**INFORMATION PROVIDED:**

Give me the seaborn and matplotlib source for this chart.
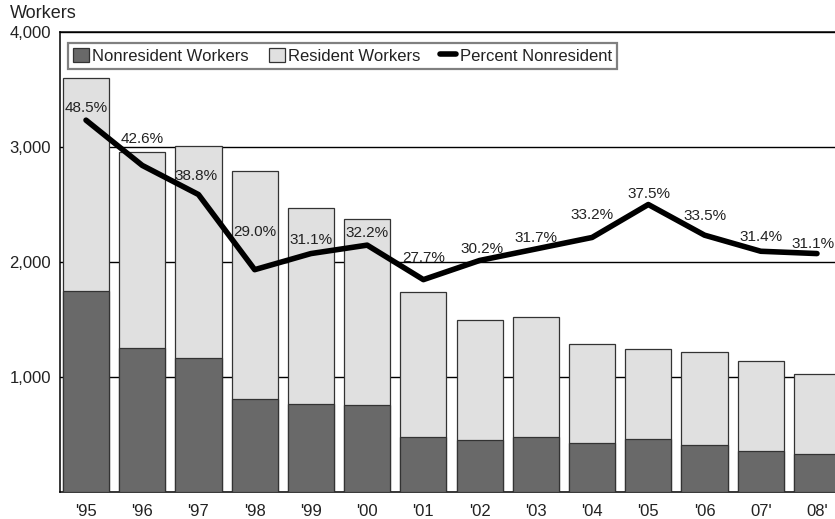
import matplotlib
matplotlib.use('Agg')
import matplotlib.pyplot as plt
import seaborn as sns
import numpy as np
import pandas as pd
from matplotlib.patches import Patch
from matplotlib.lines import Line2D

# ---- data ----
years = ["'95", "'96", "'97", "'98", "'99", "'00", "'01", "'02", "'03", "'04", "'05", "'06", "07'", "08'"]
nonresident_workers = [1745, 1255, 1165, 805, 765, 760, 475, 450, 480, 425, 465, 405, 355, 330]
resident_workers = [1855, 1705, 1845, 1990, 1705, 1615, 1265, 1045, 1045, 865, 775, 810, 780, 700]
percent_nonresident = [48.5, 42.6, 38.8, 29.0, 31.1, 32.2, 27.7, 30.2, 31.7, 33.2, 37.5, 33.5, 31.4, 31.1]
percent_labels = ["48.5%", "42.6%", "38.8%", "29.0%", "31.1%", "32.2%", "27.7%",
                  "30.2%", "31.7%", "33.2%", "37.5%", "33.5%", "31.4%", "31.1%"]
y_ticks = [1000, 2000, 3000, 4000]
y_tick_labels = ["1,000", "2,000", "3,000", "4,000"]
legend_labels = ["Nonresident Workers", "Resident Workers", "Percent Nonresident"]

# ---- style ----
label_offsets_px = [(0, 12), (0, 26), (-2, 19), (0, 38), (0, 14), (0, 12), (0, 22),
                    (2, 11), (0, 11), (0, 22), (1, 11), (0, 19), (0, 14), (-4, 10)]
dark = '#696969'
light = '#e0e0e0'
edge = '#333333'
FS_TICK = 12
FS_LEG = 12
FS_LAB = 11
FS_TITLE = 13

sns.set_style('white')
plt.rcParams['font.family'] = ['Liberation Sans', 'DejaVu Sans']

W, H = 835, 519
fig = plt.figure(figsize=(W / 100, H / 100), dpi=100)
ax_left, ax_right, ax_top, ax_bottom = 60, 843, 32, 492
ax = fig.add_axes([ax_left / W, (H - ax_bottom) / H, (ax_right - ax_left) / W, (ax_bottom - ax_top) / H])

df = pd.DataFrame({'year': years,
                   'nonres': nonresident_workers,
                   'res': resident_workers})
df['total'] = df['nonres'] + df['res']

sns.barplot(data=df, x='year', y='total', order=years, color=light, saturation=1,
            edgecolor=edge, linewidth=0.9, width=0.82, errorbar=None, ax=ax, zorder=2)
sns.barplot(data=df, x='year', y='nonres', order=years, color=dark, saturation=1,
            edgecolor=edge, linewidth=0.9, width=0.82, errorbar=None, ax=ax, zorder=3)

ax.set_ylim(0, 4000)
ax.set_xlim(-0.4626, 13.4626)
ax.set_yticks(y_ticks, y_tick_labels)
ax.set_xlabel('')
ax.set_ylabel('')
ax.tick_params(axis='y', length=0, pad=6.5, labelsize=FS_TICK, colors='#222222')
ax.tick_params(axis='x', length=0, pad=8.5, labelsize=FS_TICK, colors='#222222')
ax.set_axisbelow(True)
ax.yaxis.grid(True, color='black', lw=1.0)
ax.xaxis.grid(False)
for s in ['top', 'left', 'bottom', 'right']:
    ax.spines[s].set_color('black')
    ax.spines[s].set_linewidth(1.1)

ax2 = ax.twinx()
sns.lineplot(x=np.arange(len(years)), y=percent_nonresident, ax=ax2, color='black',
             lw=4.0, sort=False, legend=False)
ax2.set_ylim(0, 60)
ax2.set_xlim(ax.get_xlim())
ax2.set_yticks([])
ax2.set_ylabel('')
for s in ax2.spines.values():
    s.set_visible(False)

for i, (p, lab) in enumerate(zip(percent_nonresident, percent_labels)):
    ax2.annotate(lab, xy=(i, p), xytext=label_offsets_px[i], textcoords='offset pixels',
                 ha='center', va='center', fontsize=FS_LAB, color='#222222')

handles = [Patch(facecolor=dark, edgecolor=edge, lw=0.9),
           Patch(facecolor=light, edgecolor=edge, lw=0.9),
           Line2D([], [], color='black', lw=4)]
leg = ax2.legend(handles, legend_labels, ncol=3, loc='upper left',
                 bbox_to_anchor=((68 - ax_left) / (ax_right - ax_left), (ax_bottom - 43) / (ax_bottom - ax_top)),
                 frameon=True, fancybox=False, edgecolor='#808080', framealpha=1,
                 borderpad=0.3, handlelength=0.95, handleheight=0.95, handletextpad=0.2,
                 columnspacing=1.2, borderaxespad=0, fontsize=FS_LEG)
leg.get_frame().set_linewidth(1.6)
for t in leg.get_texts():
    t.set_color('#222222')

fig.text(10 / W, 1 - 14 / H, 'Workers', ha='left', va='center', fontsize=FS_TITLE, color='#222222')

fig.savefig('out.png', dpi=100)
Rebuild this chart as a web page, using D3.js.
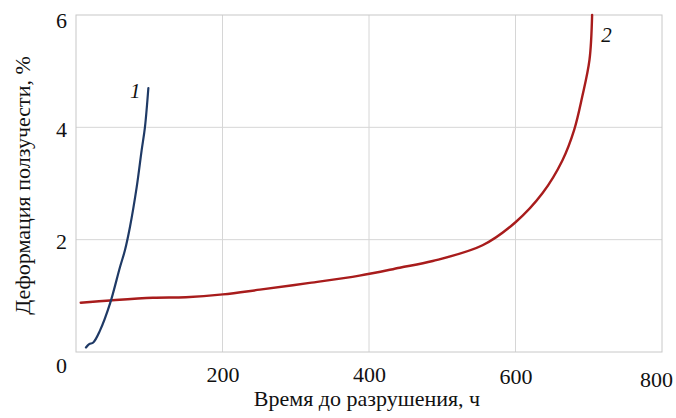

**AIM:** Begin at the top of the material above and output each line exactly, stopping after the line that holds "plt.rcParams['font.family'] = ['Liberation". Leave out pictures.

**TASK SOLUTION:**
Give me the seaborn and matplotlib source for this chart.
import matplotlib
matplotlib.use('Agg')
import matplotlib.pyplot as plt
import seaborn as sns
import numpy as np
import pandas as pd
from matplotlib.patches import Patch
from matplotlib.lines import Line2D

# ---- data ----
years = ["'95", "'96", "'97", "'98", "'99", "'00", "'01", "'02", "'03", "'04", "'05", "'06", "07'", "08'"]
nonresident_workers = [1745, 1255, 1165, 805, 765, 760, 475, 450, 480, 425, 465, 405, 355, 330]
resident_workers = [1855, 1705, 1845, 1990, 1705, 1615, 1265, 1045, 1045, 865, 775, 810, 780, 700]
percent_nonresident = [48.5, 42.6, 38.8, 29.0, 31.1, 32.2, 27.7, 30.2, 31.7, 33.2, 37.5, 33.5, 31.4, 31.1]
percent_labels = ["48.5%", "42.6%", "38.8%", "29.0%", "31.1%", "32.2%", "27.7%",
                  "30.2%", "31.7%", "33.2%", "37.5%", "33.5%", "31.4%", "31.1%"]
y_ticks = [1000, 2000, 3000, 4000]
y_tick_labels = ["1,000", "2,000", "3,000", "4,000"]
legend_labels = ["Nonresident Workers", "Resident Workers", "Percent Nonresident"]

# ---- style ----
label_offsets_px = [(0, 12), (0, 26), (-2, 19), (0, 38), (0, 14), (0, 12), (0, 22),
                    (2, 11), (0, 11), (0, 22), (1, 11), (0, 19), (0, 14), (-4, 10)]
dark = '#696969'
light = '#e0e0e0'
edge = '#333333'
FS_TICK = 12
FS_LEG = 12
FS_LAB = 11
FS_TITLE = 13

sns.set_style('white')
plt.rcParams['font.family'] = ['Liberation Sans', 'DejaVu Sans']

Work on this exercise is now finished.